- Solana stablecoin supply increased 156% year-on-year to $3.76 billion, per Dune Analytics data.
- Increasing DeFi opportunities and liquidity protocols, as well as the expansion of Ethereum-based projects to Solana are the key market movers.
- Solana dominates the crypto ecosystem when looking at the share of new tokens appearing on decentralized exchanges.
- SOL trades at $142 on Monday, eyes 12% rally to $160 target.
Smart contract blockchain Solana (SOL), a key competitor for Ethereum,has noted a 150% increase in its stablecoin supply, largely driven by increasing DeFi opportunities, liquidity and lending protocols and expansion of projects from Ethereum ecosystem to Solana.
The total value of assets locked (TVL) in the Solana blockchain exceeds $4.82 billion, according to DeFiLlama data, more than tripling since the beginning of the year. The increasing usage of the Solana ecosystem puts its native token SOL in a good position for an upcoming rally towards the $160 target.
Three catalysts for Solana price rally
Data from Dune Analytics and 21Shares shows that Solana’s stablecoin supply stands at $3.76 billion as of August 12. The metric is representative of the DeFi opportunities within the SOL ecosystem for users.
Stablecoins that hold fiat as a collateral are typically considered the onramp and offramp channels for crypto traders. Therefore a rising stablecoin supply on exchanges is indicative of capital inflow from traders, buying stablecoins in exchange of fiat. On a year-on-year basis, Solana’s stablecoin supply has increased 156%.
Nearly $5 billion in TVL
Per DeFiLlama data, the value of crypto assets locked in Solana is inching closer to $5 billion. As of August 19, TVL stands at $4.82 billion, seen in the chart below. TVL noted 3X gains since the beginning of 2024.
Solana TVL
More opportunities in DeFi, through lending protocols
Projects like Sanctum, Jito and Kamino have offered users in the Solana ecosystem more opportunities to earn through the capital deployed on SOL. Kamino protocol offers lending opportunities to users and enabled PayPal’s stablecoin PYUSD to garner $300 million in market capitalization within three months of its debut in Solana .
The project has faced challenges when scaling on Ethereum, despite offering PYUSD on the Ether chain for nearly 10 months.

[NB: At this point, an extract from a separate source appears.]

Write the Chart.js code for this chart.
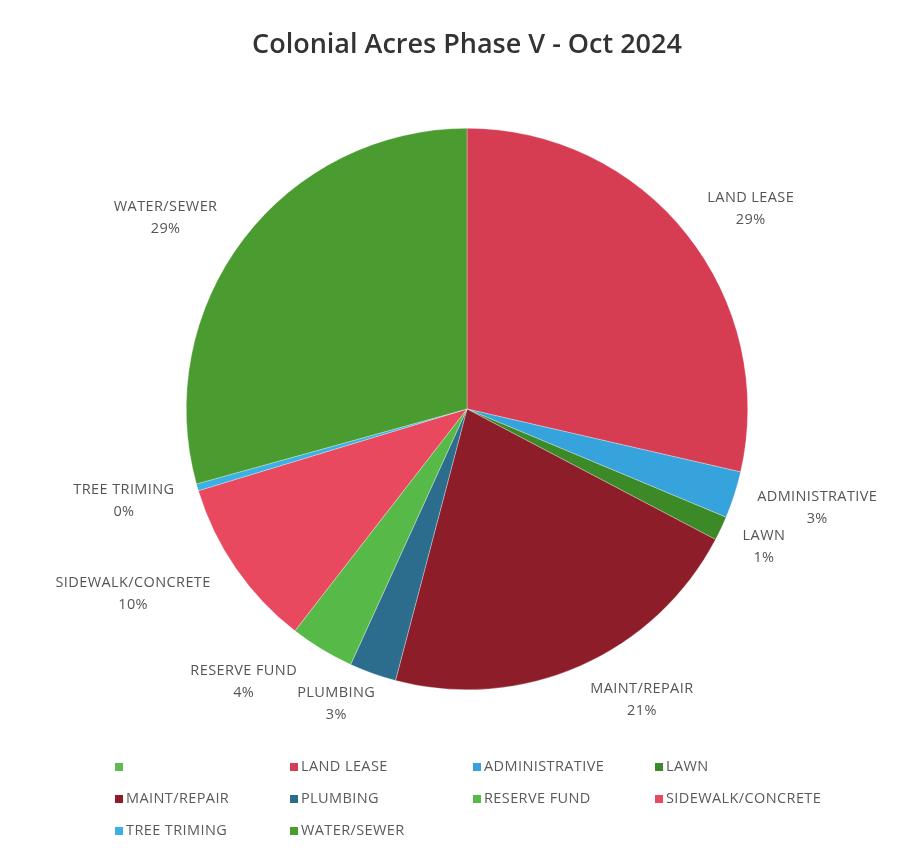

Sanctum is a Solana blockchain network that provides developers with an infrastructure to build creative crypto staking applications and gained popularity for its liquid token staking. Jito is a Maximum Extractable Value (MEV) bot, a tool designed to draw maximum value from Solana transactions. MEV is profit that can be obtained by reordering or censoring transactions on a blockchain.
These projects have attracted users to the Solana ecosystem through their offerings.
PYUSD market capitalization
Dominant share of new tokens on DEXes
Dune Analytics data shows that Solana dominates the number of new tokens being added to decentralized exchanges (DEXes), followed by Base, Ethereum, BNB Chain, Polygon and other blockchains in the ecosystem.
Solana’s dominance can be attributed to the relevance of meme coins and their listing on DEXes like Raydium.
Share of new tokens on DEXes
Solana gears for 12% gains
Solana is in a multi-month upward trend that started in October 2023. More recently, the trend has been broadly sideways, with the Ethereum-competitor making a comeback above $140 after sweeping liquidity at the August 5 low of $110. The Relative Strength Index (RSI) momentum indicator reads 43.54 on the daily chart, under the neutral level.
SOL could extend gains by 12.33% and rally to $160.09, its 50% Fibonacci retracement level of the decline from its March 18 top of $210.18 to its August 5 low of $110. Solana faces resistance at the Fair Value Gap (FVG) between $150.79 and $152.54.
SOL/USDT daily chart
Looking down, Solana finds support at $121, a level that has broadly held prices for three months, followed by the August 5 low of $110.